EXTRACTED INFORMATION —
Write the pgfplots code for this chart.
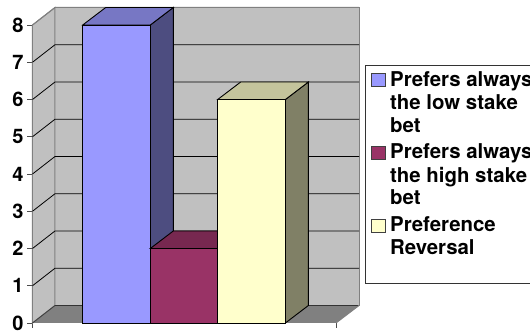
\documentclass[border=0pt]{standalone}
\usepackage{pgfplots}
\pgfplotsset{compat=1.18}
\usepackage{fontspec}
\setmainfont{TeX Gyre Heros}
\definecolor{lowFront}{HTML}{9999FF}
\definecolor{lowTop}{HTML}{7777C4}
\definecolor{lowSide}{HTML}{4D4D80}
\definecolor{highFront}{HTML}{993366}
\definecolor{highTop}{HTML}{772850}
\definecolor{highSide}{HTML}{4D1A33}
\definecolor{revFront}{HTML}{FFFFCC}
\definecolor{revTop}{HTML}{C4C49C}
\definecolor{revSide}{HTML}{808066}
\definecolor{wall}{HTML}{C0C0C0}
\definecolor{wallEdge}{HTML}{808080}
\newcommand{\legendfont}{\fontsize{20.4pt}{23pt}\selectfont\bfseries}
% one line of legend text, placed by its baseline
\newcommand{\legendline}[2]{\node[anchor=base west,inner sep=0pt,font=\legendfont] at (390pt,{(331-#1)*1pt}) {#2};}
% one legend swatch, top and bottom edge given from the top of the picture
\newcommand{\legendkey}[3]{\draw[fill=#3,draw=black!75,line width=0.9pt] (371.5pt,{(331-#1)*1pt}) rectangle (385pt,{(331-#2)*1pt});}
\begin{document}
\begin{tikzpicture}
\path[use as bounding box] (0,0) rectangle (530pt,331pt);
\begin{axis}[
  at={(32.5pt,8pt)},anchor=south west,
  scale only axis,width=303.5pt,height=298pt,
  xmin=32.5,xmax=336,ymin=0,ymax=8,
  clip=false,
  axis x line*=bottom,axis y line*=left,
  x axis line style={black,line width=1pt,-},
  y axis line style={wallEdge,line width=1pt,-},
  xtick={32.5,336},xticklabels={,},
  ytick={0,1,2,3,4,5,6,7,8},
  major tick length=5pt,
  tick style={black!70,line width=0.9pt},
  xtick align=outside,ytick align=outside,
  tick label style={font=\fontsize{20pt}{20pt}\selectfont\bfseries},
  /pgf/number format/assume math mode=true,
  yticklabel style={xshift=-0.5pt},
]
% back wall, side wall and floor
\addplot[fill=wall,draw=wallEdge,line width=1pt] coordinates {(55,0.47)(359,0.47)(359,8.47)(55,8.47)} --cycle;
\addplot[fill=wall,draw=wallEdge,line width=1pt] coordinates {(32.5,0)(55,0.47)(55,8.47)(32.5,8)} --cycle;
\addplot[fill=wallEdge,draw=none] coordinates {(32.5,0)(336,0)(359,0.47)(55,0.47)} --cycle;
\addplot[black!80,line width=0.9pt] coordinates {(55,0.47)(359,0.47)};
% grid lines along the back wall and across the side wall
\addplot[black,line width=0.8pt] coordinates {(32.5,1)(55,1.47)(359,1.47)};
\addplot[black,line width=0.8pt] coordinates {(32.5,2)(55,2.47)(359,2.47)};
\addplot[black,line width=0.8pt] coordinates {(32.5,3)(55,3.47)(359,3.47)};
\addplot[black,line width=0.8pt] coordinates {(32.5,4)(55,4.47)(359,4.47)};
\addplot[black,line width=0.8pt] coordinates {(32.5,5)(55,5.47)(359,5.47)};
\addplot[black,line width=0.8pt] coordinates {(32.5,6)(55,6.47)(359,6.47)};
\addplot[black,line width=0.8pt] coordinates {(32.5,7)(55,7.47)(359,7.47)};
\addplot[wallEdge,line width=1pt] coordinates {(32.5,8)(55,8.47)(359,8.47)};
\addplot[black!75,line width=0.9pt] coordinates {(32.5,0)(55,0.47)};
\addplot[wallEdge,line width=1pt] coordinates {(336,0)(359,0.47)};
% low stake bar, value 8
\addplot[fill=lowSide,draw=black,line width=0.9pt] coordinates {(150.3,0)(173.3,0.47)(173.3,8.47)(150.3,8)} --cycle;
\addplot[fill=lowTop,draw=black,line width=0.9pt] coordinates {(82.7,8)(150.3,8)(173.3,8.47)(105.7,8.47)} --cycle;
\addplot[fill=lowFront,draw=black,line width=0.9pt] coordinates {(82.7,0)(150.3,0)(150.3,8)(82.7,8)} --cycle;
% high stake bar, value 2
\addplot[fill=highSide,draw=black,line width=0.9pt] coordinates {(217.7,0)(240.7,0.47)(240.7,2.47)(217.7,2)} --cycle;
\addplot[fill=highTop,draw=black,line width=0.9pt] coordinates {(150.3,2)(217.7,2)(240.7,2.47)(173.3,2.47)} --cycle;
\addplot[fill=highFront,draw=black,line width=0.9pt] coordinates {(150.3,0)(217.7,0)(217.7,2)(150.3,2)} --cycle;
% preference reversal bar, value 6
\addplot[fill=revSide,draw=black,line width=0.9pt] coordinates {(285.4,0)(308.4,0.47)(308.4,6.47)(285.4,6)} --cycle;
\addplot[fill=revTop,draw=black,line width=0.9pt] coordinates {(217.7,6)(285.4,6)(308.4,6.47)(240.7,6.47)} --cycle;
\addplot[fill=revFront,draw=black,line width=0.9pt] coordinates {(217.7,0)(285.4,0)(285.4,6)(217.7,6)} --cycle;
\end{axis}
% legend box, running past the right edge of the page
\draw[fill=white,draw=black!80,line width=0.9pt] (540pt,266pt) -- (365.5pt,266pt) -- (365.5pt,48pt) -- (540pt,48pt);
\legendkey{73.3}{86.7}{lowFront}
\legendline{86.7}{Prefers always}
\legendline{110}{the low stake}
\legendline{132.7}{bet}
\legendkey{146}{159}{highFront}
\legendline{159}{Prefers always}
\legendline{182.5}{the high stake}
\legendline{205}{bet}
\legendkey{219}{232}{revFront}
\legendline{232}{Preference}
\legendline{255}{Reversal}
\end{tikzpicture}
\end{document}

--

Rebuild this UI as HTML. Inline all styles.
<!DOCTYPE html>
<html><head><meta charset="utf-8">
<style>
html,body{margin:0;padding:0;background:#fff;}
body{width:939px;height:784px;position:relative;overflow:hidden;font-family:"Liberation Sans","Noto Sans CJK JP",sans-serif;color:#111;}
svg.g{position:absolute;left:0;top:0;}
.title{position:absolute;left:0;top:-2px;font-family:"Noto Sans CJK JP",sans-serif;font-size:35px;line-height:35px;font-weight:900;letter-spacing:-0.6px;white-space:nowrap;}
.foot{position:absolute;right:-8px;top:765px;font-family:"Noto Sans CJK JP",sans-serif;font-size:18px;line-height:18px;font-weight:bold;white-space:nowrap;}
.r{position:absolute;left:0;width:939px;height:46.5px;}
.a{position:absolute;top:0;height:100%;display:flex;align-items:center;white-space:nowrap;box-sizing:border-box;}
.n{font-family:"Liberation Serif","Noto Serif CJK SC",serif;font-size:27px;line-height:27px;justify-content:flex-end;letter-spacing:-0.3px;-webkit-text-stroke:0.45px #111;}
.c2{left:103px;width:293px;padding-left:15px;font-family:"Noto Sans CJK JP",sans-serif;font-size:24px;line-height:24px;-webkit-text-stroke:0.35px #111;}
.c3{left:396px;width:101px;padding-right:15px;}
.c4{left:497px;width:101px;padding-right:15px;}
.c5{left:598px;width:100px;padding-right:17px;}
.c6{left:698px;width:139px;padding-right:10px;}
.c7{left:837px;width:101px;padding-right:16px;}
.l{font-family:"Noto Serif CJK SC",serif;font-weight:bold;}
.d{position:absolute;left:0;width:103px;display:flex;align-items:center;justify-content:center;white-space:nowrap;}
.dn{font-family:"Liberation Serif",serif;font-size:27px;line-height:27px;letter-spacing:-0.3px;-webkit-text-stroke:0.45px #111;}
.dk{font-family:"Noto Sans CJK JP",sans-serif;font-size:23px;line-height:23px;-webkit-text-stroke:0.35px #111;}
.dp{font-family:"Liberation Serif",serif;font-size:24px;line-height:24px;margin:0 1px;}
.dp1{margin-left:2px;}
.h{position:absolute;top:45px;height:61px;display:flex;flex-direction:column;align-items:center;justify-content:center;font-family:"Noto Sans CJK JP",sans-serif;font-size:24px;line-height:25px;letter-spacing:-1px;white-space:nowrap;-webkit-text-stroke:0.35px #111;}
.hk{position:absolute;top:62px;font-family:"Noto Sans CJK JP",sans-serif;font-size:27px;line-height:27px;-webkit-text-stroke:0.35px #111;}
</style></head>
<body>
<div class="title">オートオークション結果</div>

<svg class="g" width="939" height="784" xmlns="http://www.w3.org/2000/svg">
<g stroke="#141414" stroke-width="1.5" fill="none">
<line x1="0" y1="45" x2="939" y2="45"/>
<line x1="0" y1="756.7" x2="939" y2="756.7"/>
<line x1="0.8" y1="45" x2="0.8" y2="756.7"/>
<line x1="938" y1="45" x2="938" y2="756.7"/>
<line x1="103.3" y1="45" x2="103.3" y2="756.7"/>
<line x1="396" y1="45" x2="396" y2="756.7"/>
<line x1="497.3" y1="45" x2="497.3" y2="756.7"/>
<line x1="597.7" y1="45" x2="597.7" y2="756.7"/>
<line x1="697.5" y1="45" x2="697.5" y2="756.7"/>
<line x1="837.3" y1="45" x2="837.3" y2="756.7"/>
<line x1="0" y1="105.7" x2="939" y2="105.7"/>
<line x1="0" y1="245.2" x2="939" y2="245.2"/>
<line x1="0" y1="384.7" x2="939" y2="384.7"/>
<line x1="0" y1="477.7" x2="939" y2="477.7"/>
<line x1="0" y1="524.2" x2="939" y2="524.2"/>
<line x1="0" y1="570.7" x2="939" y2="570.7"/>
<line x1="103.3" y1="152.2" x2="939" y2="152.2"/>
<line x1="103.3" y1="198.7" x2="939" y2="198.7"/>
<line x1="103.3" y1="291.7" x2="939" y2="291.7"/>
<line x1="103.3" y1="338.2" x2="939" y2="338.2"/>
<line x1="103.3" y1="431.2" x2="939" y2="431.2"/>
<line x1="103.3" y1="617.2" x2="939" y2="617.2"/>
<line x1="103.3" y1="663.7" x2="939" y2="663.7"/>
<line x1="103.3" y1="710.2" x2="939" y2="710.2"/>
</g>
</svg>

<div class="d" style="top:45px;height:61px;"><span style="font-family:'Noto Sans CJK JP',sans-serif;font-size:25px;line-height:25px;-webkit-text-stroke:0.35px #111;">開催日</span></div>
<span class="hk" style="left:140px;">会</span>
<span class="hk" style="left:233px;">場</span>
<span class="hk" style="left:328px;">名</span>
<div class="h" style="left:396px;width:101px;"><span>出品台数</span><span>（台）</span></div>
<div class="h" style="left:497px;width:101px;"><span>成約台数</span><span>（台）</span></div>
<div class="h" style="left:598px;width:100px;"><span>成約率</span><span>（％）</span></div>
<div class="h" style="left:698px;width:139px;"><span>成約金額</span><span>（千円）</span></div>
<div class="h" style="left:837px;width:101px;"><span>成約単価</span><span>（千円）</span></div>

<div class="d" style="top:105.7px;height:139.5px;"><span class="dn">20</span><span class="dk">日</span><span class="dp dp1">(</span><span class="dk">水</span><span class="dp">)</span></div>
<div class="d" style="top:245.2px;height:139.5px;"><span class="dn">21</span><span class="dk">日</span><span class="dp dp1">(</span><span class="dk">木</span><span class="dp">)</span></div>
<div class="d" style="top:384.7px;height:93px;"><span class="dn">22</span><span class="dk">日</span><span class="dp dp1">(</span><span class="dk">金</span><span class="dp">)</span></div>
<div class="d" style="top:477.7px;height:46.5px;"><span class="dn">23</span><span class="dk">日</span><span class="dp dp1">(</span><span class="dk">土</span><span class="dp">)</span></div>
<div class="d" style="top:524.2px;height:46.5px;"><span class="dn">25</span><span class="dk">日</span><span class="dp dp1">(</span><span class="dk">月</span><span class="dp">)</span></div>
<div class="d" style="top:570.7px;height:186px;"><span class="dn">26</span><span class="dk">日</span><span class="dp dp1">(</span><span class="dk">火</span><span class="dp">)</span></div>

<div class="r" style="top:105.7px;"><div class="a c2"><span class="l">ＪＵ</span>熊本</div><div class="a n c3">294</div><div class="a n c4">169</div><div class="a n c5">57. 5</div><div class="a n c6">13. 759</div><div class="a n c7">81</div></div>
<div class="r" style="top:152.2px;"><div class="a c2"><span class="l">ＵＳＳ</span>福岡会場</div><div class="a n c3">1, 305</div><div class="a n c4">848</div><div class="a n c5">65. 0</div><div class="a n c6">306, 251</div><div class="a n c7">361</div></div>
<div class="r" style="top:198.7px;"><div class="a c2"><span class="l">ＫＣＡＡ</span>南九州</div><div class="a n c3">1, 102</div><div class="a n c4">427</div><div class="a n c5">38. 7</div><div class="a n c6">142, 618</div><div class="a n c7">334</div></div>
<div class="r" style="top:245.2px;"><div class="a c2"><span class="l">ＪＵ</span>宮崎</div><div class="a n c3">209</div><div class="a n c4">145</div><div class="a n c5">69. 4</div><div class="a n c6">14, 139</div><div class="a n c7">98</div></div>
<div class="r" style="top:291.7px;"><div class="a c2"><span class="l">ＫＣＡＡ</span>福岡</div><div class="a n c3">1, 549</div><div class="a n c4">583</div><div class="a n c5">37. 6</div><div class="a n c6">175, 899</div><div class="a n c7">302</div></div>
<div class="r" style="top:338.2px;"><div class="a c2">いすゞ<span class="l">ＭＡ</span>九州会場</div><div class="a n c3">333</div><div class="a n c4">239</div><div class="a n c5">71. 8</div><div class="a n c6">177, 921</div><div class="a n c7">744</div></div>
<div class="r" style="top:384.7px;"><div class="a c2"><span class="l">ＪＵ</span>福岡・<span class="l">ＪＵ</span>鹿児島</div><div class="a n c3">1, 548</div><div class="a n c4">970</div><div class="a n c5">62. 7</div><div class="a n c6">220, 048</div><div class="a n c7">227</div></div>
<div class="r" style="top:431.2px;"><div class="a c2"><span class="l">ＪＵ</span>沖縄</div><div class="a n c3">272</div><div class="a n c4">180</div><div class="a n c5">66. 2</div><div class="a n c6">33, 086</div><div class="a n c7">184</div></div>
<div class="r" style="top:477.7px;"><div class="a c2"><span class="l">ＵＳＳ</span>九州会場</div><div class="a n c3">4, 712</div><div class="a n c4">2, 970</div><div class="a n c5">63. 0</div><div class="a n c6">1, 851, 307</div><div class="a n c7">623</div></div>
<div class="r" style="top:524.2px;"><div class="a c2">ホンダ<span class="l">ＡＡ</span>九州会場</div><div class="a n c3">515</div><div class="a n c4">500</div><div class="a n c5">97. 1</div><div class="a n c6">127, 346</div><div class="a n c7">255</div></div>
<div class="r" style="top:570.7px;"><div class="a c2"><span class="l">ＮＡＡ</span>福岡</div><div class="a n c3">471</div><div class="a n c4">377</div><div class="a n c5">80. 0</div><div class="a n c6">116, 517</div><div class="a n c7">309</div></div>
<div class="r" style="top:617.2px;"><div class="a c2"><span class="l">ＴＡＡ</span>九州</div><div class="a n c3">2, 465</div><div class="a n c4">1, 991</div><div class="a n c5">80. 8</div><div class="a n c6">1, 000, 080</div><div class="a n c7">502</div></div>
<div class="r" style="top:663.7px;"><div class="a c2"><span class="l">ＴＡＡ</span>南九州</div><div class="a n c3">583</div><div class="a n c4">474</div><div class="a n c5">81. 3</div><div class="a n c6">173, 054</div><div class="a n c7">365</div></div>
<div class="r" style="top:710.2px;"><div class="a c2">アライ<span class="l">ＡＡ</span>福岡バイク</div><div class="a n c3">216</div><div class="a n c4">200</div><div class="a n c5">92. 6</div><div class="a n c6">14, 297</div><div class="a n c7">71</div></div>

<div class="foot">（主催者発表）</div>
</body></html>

TO DO —
Note how many lines in the material hold the word "this", and give that number with nothing added.

WRITTEN ANSWER —
2